━━━ Recorded data

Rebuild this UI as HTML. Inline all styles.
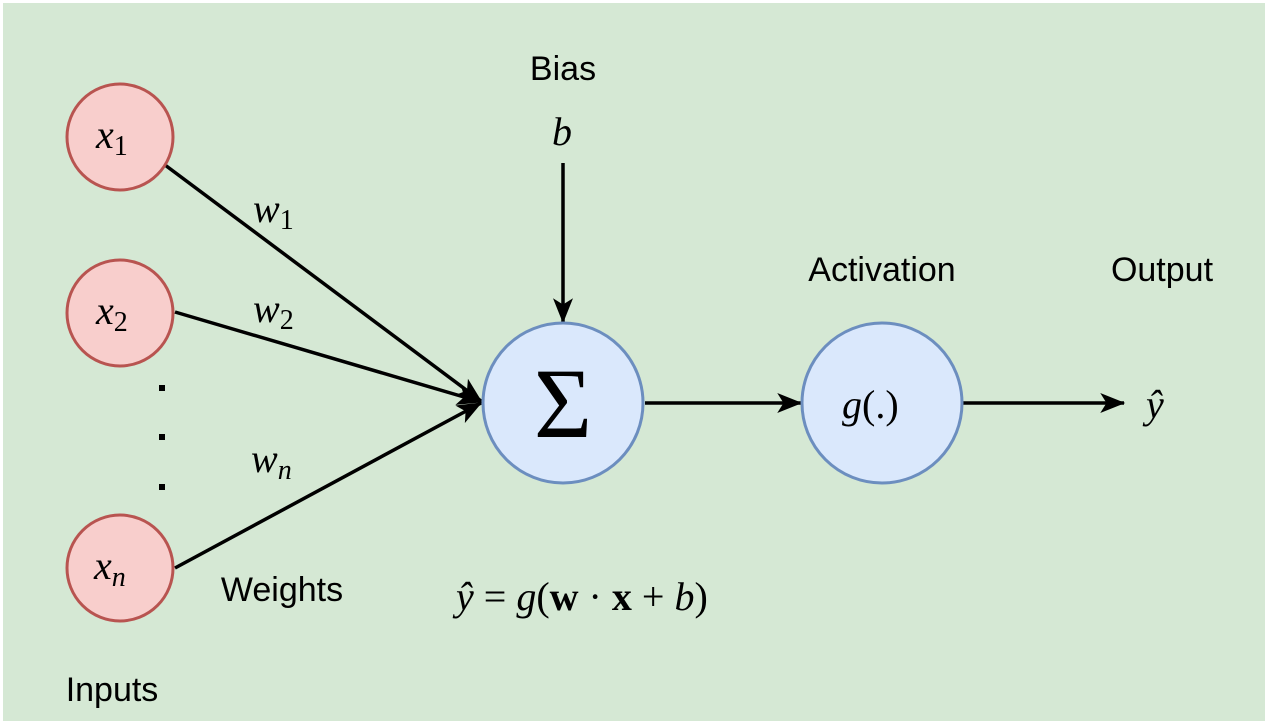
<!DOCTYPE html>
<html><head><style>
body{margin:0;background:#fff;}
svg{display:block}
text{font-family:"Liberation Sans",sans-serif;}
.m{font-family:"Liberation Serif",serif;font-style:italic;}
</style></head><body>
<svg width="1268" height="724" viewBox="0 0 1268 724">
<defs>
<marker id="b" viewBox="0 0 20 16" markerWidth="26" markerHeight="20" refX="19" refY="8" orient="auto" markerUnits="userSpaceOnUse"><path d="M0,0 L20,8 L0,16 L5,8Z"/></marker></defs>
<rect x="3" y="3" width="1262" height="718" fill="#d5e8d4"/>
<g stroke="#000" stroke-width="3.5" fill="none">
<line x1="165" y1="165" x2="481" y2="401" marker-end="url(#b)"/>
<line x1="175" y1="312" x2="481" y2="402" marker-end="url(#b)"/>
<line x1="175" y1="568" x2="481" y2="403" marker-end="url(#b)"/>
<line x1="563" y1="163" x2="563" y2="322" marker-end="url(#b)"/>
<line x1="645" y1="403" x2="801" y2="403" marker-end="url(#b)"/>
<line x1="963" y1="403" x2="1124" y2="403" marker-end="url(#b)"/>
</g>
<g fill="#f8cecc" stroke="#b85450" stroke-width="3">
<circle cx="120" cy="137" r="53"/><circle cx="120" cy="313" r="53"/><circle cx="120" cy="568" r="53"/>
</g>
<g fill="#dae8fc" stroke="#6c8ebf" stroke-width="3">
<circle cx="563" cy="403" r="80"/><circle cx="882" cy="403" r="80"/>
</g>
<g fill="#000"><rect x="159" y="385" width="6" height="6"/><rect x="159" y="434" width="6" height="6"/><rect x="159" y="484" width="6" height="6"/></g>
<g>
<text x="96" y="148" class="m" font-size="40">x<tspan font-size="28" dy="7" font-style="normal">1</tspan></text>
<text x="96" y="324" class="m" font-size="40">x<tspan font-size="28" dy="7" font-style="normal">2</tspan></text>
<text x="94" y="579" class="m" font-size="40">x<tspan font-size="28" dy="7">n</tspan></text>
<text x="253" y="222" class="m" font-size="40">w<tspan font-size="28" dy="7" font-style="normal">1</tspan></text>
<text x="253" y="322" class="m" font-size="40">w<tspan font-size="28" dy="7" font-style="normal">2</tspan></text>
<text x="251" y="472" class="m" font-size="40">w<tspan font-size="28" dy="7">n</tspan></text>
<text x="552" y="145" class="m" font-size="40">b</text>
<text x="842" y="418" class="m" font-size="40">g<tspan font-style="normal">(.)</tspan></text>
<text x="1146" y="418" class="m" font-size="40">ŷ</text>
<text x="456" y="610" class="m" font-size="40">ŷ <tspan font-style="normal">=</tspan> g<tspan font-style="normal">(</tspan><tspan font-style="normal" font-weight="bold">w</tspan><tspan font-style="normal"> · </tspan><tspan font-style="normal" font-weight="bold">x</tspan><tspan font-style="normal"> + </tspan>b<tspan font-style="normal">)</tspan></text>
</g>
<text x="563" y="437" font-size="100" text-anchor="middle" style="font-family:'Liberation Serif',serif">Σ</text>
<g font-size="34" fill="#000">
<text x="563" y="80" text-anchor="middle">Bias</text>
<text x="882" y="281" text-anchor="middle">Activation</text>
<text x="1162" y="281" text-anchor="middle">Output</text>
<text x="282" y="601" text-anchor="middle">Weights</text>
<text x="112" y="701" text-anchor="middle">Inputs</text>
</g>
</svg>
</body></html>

━━━━━━

■ Task goal
Transcribe the listing in full. Omit the pictures and keep every line exact.

■ Response for this exercise
Rebuild this UI as HTML. Inline all styles.
<!DOCTYPE html>
<html><head><style>
body{margin:0;background:#fff;}
svg{display:block}
text{font-family:"Liberation Sans",sans-serif;}
.m{font-family:"Liberation Serif",serif;font-style:italic;}
</style></head><body>
<svg width="1268" height="724" viewBox="0 0 1268 724">
<defs>
<marker id="b" viewBox="0 0 20 16" markerWidth="26" markerHeight="20" refX="19" refY="8" orient="auto" markerUnits="userSpaceOnUse"><path d="M0,0 L20,8 L0,16 L5,8Z"/></marker></defs>
<rect x="3" y="3" width="1262" height="718" fill="#d5e8d4"/>
<g stroke="#000" stroke-width="3.5" fill="none">
<line x1="165" y1="165" x2="481" y2="401" marker-end="url(#b)"/>
<line x1="175" y1="312" x2="481" y2="402" marker-end="url(#b)"/>
<line x1="175" y1="568" x2="481" y2="403" marker-end="url(#b)"/>
<line x1="563" y1="163" x2="563" y2="322" marker-end="url(#b)"/>
<line x1="645" y1="403" x2="801" y2="403" marker-end="url(#b)"/>
<line x1="963" y1="403" x2="1124" y2="403" marker-end="url(#b)"/>
</g>
<g fill="#f8cecc" stroke="#b85450" stroke-width="3">
<circle cx="120" cy="137" r="53"/><circle cx="120" cy="313" r="53"/><circle cx="120" cy="568" r="53"/>
</g>
<g fill="#dae8fc" stroke="#6c8ebf" stroke-width="3">
<circle cx="563" cy="403" r="80"/><circle cx="882" cy="403" r="80"/>
</g>
<g fill="#000"><rect x="159" y="385" width="6" height="6"/><rect x="159" y="434" width="6" height="6"/><rect x="159" y="484" width="6" height="6"/></g>
<g>
<text x="96" y="148" class="m" font-size="40">x<tspan font-size="28" dy="7" font-style="normal">1</tspan></text>
<text x="96" y="324" class="m" font-size="40">x<tspan font-size="28" dy="7" font-style="normal">2</tspan></text>
<text x="94" y="579" class="m" font-size="40">x<tspan font-size="28" dy="7">n</tspan></text>
<text x="253" y="222" class="m" font-size="40">w<tspan font-size="28" dy="7" font-style="normal">1</tspan></text>
<text x="253" y="322" class="m" font-size="40">w<tspan font-size="28" dy="7" font-style="normal">2</tspan></text>
<text x="251" y="472" class="m" font-size="40">w<tspan font-size="28" dy="7">n</tspan></text>
<text x="552" y="145" class="m" font-size="40">b</text>
<text x="842" y="418" class="m" font-size="40">g<tspan font-style="normal">(.)</tspan></text>
<text x="1146" y="418" class="m" font-size="40">ŷ</text>
<text x="456" y="610" class="m" font-size="40">ŷ <tspan font-style="normal">=</tspan> g<tspan font-style="normal">(</tspan><tspan font-style="normal" font-weight="bold">w</tspan><tspan font-style="normal"> · </tspan><tspan font-style="normal" font-weight="bold">x</tspan><tspan font-style="normal"> + </tspan>b<tspan font-style="normal">)</tspan></text>
</g>
<text x="563" y="437" font-size="100" text-anchor="middle" style="font-family:'Liberation Serif',serif">Σ</text>
<g font-size="34" fill="#000">
<text x="563" y="80" text-anchor="middle">Bias</text>
<text x="882" y="281" text-anchor="middle">Activation</text>
<text x="1162" y="281" text-anchor="middle">Output</text>
<text x="282" y="601" text-anchor="middle">Weights</text>
<text x="112" y="701" text-anchor="middle">Inputs</text>
</g>
</svg>
</body></html>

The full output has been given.